The Wizards followed up one of their more impressive offensive performances of the season against the Orlando Magic with an all-time stinker, a lousy 97-75 drubbing to the Miami Heat.
This is the Wizards reality: they're great when John Wall is great, and bad when John Wall is bad. There can be no slippage from their point guard, no lapse in effort, and certainly not an outing like tonight. There can be poor shooting nights like the one he overcame against Memphis two weeks ago, but if he's not putting his stamp on other facets of the game; i.e. collapsing the defense, kicking to shooters, and presenting the back-line defense with the threat of his dribble penetration, the Wizards are toast. Period.
The Wizards aren't just missing two rotation cogs in Bradley Beal and Nene, they're missing their second and third best creators offensively.

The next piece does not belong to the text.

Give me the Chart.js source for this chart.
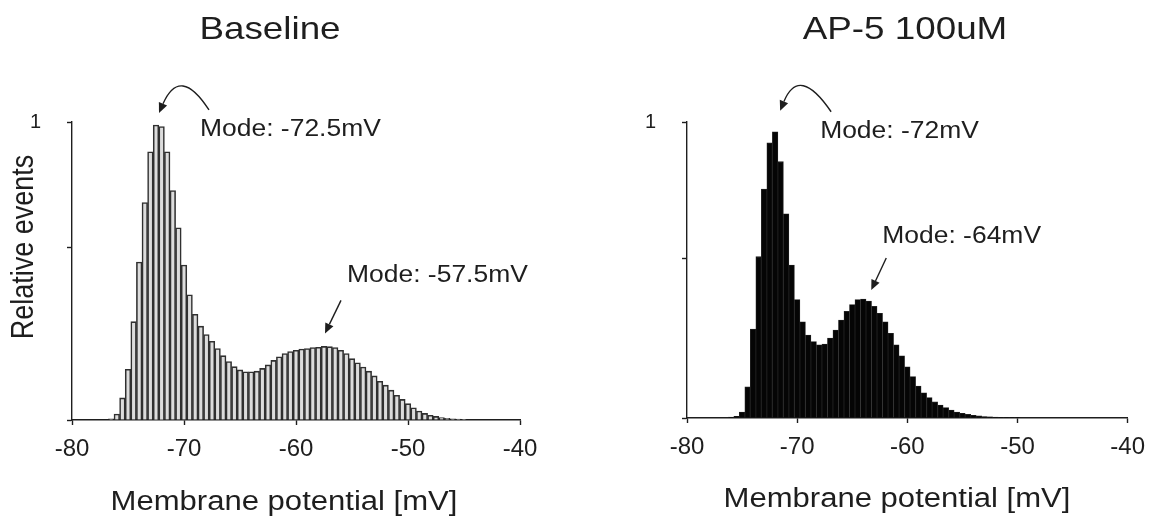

With regards to tonight, it seemed as if they were missing all three, and one giant reason for that was Miami's starting center, a player who totaled just six points in 30 minutes of play.

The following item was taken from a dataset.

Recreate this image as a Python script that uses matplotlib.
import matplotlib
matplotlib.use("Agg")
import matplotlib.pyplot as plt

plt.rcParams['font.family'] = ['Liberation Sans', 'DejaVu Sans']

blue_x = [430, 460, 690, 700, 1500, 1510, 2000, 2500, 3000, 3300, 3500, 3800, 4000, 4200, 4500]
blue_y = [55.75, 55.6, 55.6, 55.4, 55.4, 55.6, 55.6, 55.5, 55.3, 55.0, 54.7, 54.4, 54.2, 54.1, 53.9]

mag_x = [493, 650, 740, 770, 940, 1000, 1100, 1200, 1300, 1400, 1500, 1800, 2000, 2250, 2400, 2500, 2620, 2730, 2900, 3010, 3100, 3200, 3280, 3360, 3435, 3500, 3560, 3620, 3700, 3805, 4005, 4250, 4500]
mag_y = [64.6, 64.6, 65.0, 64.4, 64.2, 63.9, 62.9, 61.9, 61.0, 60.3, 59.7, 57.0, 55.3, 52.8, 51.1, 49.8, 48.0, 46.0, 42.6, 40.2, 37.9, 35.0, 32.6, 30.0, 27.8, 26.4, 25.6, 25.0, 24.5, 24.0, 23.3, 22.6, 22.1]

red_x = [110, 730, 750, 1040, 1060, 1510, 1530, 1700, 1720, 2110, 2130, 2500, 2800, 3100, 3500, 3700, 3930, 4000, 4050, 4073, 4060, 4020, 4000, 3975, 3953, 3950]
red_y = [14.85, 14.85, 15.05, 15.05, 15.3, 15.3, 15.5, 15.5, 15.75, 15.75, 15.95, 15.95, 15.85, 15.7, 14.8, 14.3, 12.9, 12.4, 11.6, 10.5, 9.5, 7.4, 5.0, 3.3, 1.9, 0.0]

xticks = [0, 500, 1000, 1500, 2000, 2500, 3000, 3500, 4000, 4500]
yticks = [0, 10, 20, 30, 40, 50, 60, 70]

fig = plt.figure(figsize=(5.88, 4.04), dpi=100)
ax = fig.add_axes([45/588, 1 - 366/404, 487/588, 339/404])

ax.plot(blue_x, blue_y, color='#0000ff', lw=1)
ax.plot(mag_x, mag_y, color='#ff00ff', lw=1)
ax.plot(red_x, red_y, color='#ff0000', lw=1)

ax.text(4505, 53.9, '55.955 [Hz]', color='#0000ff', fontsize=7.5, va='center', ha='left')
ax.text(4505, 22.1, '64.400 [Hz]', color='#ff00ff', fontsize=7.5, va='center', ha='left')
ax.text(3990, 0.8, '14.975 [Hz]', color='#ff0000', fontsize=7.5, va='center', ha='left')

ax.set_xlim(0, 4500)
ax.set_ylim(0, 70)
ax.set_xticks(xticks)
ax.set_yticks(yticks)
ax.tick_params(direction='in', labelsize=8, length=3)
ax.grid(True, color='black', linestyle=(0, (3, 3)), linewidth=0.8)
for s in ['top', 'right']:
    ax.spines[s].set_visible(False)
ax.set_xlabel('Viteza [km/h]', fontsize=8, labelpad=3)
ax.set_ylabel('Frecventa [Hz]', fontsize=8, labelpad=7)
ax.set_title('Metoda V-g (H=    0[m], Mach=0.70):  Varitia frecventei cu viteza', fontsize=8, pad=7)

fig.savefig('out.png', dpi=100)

We've seen this story unfold several times this season. The Wizards, tasked with facing an elite shot blocker in Hassan Whiteside, wanted nothing to do with attacking the basket tonight. So they didn't, and the results went as expected, well, except a second quarter which went beyond our wildest imaginations. An abhorrent two for twenty-two shooting display, featuring a flurry of off-balanced floaters, one-pass-and-shoot possessions with gobs of time left on the shot clock, and absolutely no semblance of their pick and roll game.
And it can all be traced back to John Wall, who treated the paint like it was hot lava tonight. There were far too many possessions where he didn't bother turning the corner off ball-screens, shocking considering how often Miami drops their big men into the lane against pick and rolls. The results were typical of a bad game from him, a bevy of mildly contested midrange jumpers and the like, but what's worse was how often he'd pass the ball off without even looking to probe the defense or break down his defender.
That type of apprehension plays into the Heat's hands. They were able to sit back, switch everything on the perimeter, and plant Whiteside under the rim. The Wizards did nothing to coerce him into help situations, choosing to fire away from midrange with no abandon. For all his acclaim as a great rim protector, the Heat defense is still better with him off the floor, a large factor in that being his inability to properly rotate into help position and his propensity to chase blocks.
The smart teams are the one's that leverage his shot blocking against him. And sure, had the Wizards not gone ice-cold so quickly to start, maybe things would've been different. Miami definitely knew what they were doing helping off the likes of Garrett Temple and Otto Porter, knowing full-well they were not a threat. But far too many possessions tonight stagnated as a result of no off-ball movement.
It doesn't help that the Wizards passed up open three-point looks in the first half in favor of off-the-dribble jumpers, or that they were significantly outmatched from a pure talent perspective. They've also put a heavy burden on their point guard, who played the second-most minutes out of the entire league in the month of December despite several nagging injuries. But for better or worse, their fate lies in Wall's hands. For now, they'll go as far as he can take them.